"""
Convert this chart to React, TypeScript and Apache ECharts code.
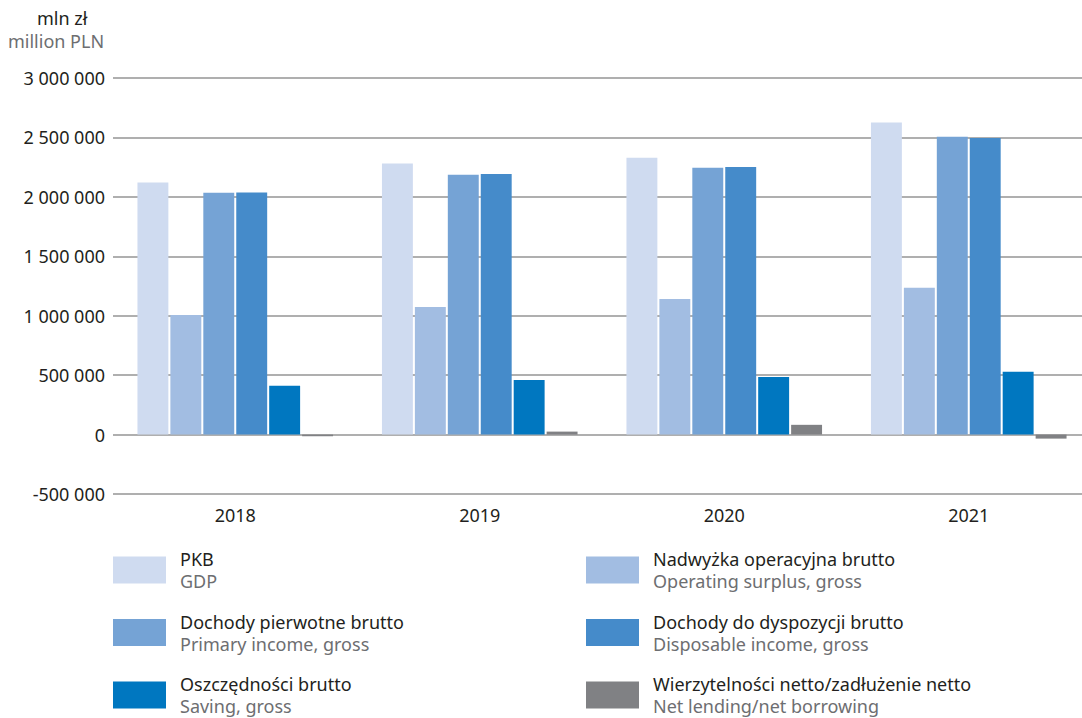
import React, { useEffect, useRef } from "react";
import * as echarts from "echarts";

const categories = ["2018", "2019", "2020", "2021"];
const seriesNames = [
  "PKB",
  "Nadwyżka operacyjna brutto",
  "Dochody pierwotne brutto",
  "Dochody do dyspozycji brutto",
  "Oszczędności brutto",
  "Wierzytelności netto/zadłużenie netto",
];
const englishNames = [
  "GDP",
  "Operating surplus, gross",
  "Primary income, gross",
  "Disposable income, gross",
  "Saving, gross",
  "Net lending/net borrowing",
];
const gdp = [2120000, 2280000, 2330000, 2625000];
const operatingSurplus = [1006000, 1074000, 1141000, 1235000];
const primaryIncome = [2034000, 2186000, 2244000, 2506000];
const disposableIncome = [2036000, 2193000, 2251000, 2496000];
const saving = [410000, 460000, 485000, 528000];
const netLending = [-14000, 25000, 82000, -34000];
const seriesValues = [gdp, operatingSurplus, primaryIncome, disposableIncome, saving, netLending];
const colors = ["#cfdbf0", "#a2bde2", "#75a3d5", "#458bca", "#0077c0", "#808184"];
const yMin = -500000;
const yMax = 3000000;
const yInterval = 500000;

const FONT = "'Noto Sans', sans-serif";
const DARK = "#231f20";
const GREY = "#6d6e71";

function fmt(v: number): string {
  const s = Math.abs(v).toString().replace(/\B(?=(\d{3})+(?!\d))/g, " ");
  return (v < 0 ? "-" : "") + s;
}

export default function App() {
  const ref = useRef<HTMLDivElement>(null);
  useEffect(() => {
    if (!ref.current) return;
    const chart = echarts.init(ref.current, null, { renderer: "svg" });
    const enMap: Record<string, string> = {};
    seriesNames.forEach((n, i) => (enMap[n] = englishNames[i]));
    const legendBase = {
      orient: "vertical" as const,
      top: 550,
      padding: 0,
      itemWidth: 53,
      itemHeight: 27,
      itemGap: 22.5,
      icon: "rect",
      selectedMode: false,
      formatter: (name: string) => `{a|${name}}\n{b|${enMap[name]}}`,
      textStyle: {
        rich: {
          a: { fontFamily: FONT, fontSize: 18, color: DARK, lineHeight: 22, padding: [0, 0, 0, 9] },
          b: { fontFamily: FONT, fontSize: 18, color: GREY, lineHeight: 22, padding: [0, 0, 0, 9] },
        },
      },
    };
    chart.setOption({
      animation: false,
      textStyle: { fontFamily: FONT },
      grid: { left: 113, top: 78, bottom: 224, width: 978, outerBoundsMode: "none" },
      graphic: [
        {
          type: "text",
          left: 37,
          top: 9,
          style: { text: "mln zł", font: `18px ${FONT}`, fill: DARK },
        },
        {
          type: "text",
          left: 8,
          top: 32,
          style: { text: "million PLN", font: `18px ${FONT}`, fill: GREY },
        },
      ],
      legend: [
        { ...legendBase, left: 113, data: [seriesNames[0], seriesNames[2], seriesNames[4]] },
        { ...legendBase, left: 586, data: [seriesNames[1], seriesNames[3], seriesNames[5]] },
      ],
      xAxis: {
        type: "category",
        data: categories,
        axisLine: { show: false, onZero: false },
        axisTick: { show: false },
        axisLabel: { color: DARK, fontSize: 18, fontFamily: FONT, margin: 12 },
      },
      yAxis: {
        type: "value",
        min: yMin,
        max: yMax,
        interval: yInterval,
        axisLine: { show: false },
        axisTick: { show: false },
        axisLabel: { color: DARK, fontSize: 18, fontFamily: FONT, margin: 8, formatter: fmt },
        splitLine: { lineStyle: { color: "#959595", width: 1.6 } },
      },
      series: seriesNames.map((name, i) => ({
        name,
        type: "bar",
        data: seriesValues[i],
        barCategoryGap: "20%",
        barGap: "6.5%",
        itemStyle: { color: colors[i] },
      })),
    });
    return () => chart.dispose();
  }, []);
  return (
    <div
      ref={ref}
      style={{ position: "fixed", left: 0, top: 0, width: 1082, height: 718, background: "#fff" }}
    />
  );
}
"""
Except for the pictures, give all the material above again verbatim.

Convert this chart to React, TypeScript and Apache ECharts code.
import React, { useEffect, useRef } from "react";
import * as echarts from "echarts";

const categories = ["2018", "2019", "2020", "2021"];
const seriesNames = [
  "PKB",
  "Nadwyżka operacyjna brutto",
  "Dochody pierwotne brutto",
  "Dochody do dyspozycji brutto",
  "Oszczędności brutto",
  "Wierzytelności netto/zadłużenie netto",
];
const englishNames = [
  "GDP",
  "Operating surplus, gross",
  "Primary income, gross",
  "Disposable income, gross",
  "Saving, gross",
  "Net lending/net borrowing",
];
const gdp = [2120000, 2280000, 2330000, 2625000];
const operatingSurplus = [1006000, 1074000, 1141000, 1235000];
const primaryIncome = [2034000, 2186000, 2244000, 2506000];
const disposableIncome = [2036000, 2193000, 2251000, 2496000];
const saving = [410000, 460000, 485000, 528000];
const netLending = [-14000, 25000, 82000, -34000];
const seriesValues = [gdp, operatingSurplus, primaryIncome, disposableIncome, saving, netLending];
const colors = ["#cfdbf0", "#a2bde2", "#75a3d5", "#458bca", "#0077c0", "#808184"];
const yMin = -500000;
const yMax = 3000000;
const yInterval = 500000;

const FONT = "'Noto Sans', sans-serif";
const DARK = "#231f20";
const GREY = "#6d6e71";

function fmt(v: number): string {
  const s = Math.abs(v).toString().replace(/\B(?=(\d{3})+(?!\d))/g, " ");
  return (v < 0 ? "-" : "") + s;
}

export default function App() {
  const ref = useRef<HTMLDivElement>(null);
  useEffect(() => {
    if (!ref.current) return;
    const chart = echarts.init(ref.current, null, { renderer: "svg" });
    const enMap: Record<string, string> = {};
    seriesNames.forEach((n, i) => (enMap[n] = englishNames[i]));
    const legendBase = {
      orient: "vertical" as const,
      top: 550,
      padding: 0,
      itemWidth: 53,
      itemHeight: 27,
      itemGap: 22.5,
      icon: "rect",
      selectedMode: false,
      formatter: (name: string) => `{a|${name}}\n{b|${enMap[name]}}`,
      textStyle: {
        rich: {
          a: { fontFamily: FONT, fontSize: 18, color: DARK, lineHeight: 22, padding: [0, 0, 0, 9] },
          b: { fontFamily: FONT, fontSize: 18, color: GREY, lineHeight: 22, padding: [0, 0, 0, 9] },
        },
      },
    };
    chart.setOption({
      animation: false,
      textStyle: { fontFamily: FONT },
      grid: { left: 113, top: 78, bottom: 224, width: 978, outerBoundsMode: "none" },
      graphic: [
        {
          type: "text",
          left: 37,
          top: 9,
          style: { text: "mln zł", font: `18px ${FONT}`, fill: DARK },
        },
        {
          type: "text",
          left: 8,
          top: 32,
          style: { text: "million PLN", font: `18px ${FONT}`, fill: GREY },
        },
      ],
      legend: [
        { ...legendBase, left: 113, data: [seriesNames[0], seriesNames[2], seriesNames[4]] },
        { ...legendBase, left: 586, data: [seriesNames[1], seriesNames[3], seriesNames[5]] },
      ],
      xAxis: {
        type: "category",
        data: categories,
        axisLine: { show: false, onZero: false },
        axisTick: { show: false },
        axisLabel: { color: DARK, fontSize: 18, fontFamily: FONT, margin: 12 },
      },
      yAxis: {
        type: "value",
        min: yMin,
        max: yMax,
        interval: yInterval,
        axisLine: { show: false },
        axisTick: { show: false },
        axisLabel: { color: DARK, fontSize: 18, fontFamily: FONT, margin: 8, formatter: fmt },
        splitLine: { lineStyle: { color: "#959595", width: 1.6 } },
      },
      series: seriesNames.map((name, i) => ({
        name,
        type: "bar",
        data: seriesValues[i],
        barCategoryGap: "20%",
        barGap: "6.5%",
        itemStyle: { color: colors[i] },
      })),
    });
    return () => chart.dispose();
  }, []);
  return (
    <div
      ref={ref}
      style={{ position: "fixed", left: 0, top: 0, width: 1082, height: 718, background: "#fff" }}
    />
  );
}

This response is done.